Microsoft is advocating for significant changes to Windows security architecture in the wake of a major outage caused by a faulty CrowdStrike update last week. The incident, which affected 8.5 million PCs, has prompted Microsoft to reassess the resilience of its operating system and consider limiting kernel-level access for third-party security vendors.
John Cable, Microsoft’s vice president of program management for Windows servicing and delivery, outlined the company’s stance in a blog post titled “Windows resiliency: Best practices and the path forward.” Cable emphasised the need for “end-to-end resilience” and hinted at potential changes that could restrict kernel access for security software.
The CrowdStrike update bug, which resulted in widespread system crashes, has highlighted the risks associated with allowing third-party applications to operate at the kernel level. This privileged access, while beneficial for threat detection, can lead to catastrophic failures if errors occur.
Microsoft is now exploring alternatives that don’t rely on kernel access, such as VBS enclaves and the Azure Attestation service. These technologies, which utilize Zero Trust approaches, could provide enhanced security without the risks associated with kernel-level operations.

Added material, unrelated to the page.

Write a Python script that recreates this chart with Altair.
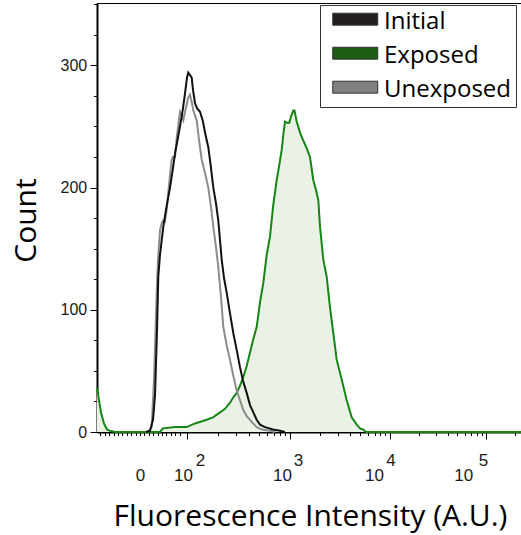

The tech giant’s push for change may face resistance from cybersecurity vendors and regulators. A similar attempt to restrict kernel access in Windows Vista in 2006 was met with opposition. In contrast, Apple successfully locked down kernel access in macOS in 2020.
Microsoft’s approach involves collaboration with partners and the broader security community. The company aims to balance improved system resilience with the needs of security vendors who have historically relied on kernel-level access for their products.
Microsoft’s response to the CrowdStrike incident also included deploying over 5,000 support engineers to assist affected organizations and providing ongoing updates through the Windows release health dashboard. The company has emphasized the importance of business continuity planning, secure data backups, and utilizing cloud-native approaches for managing Windows devices to enhance resilience against future incidents.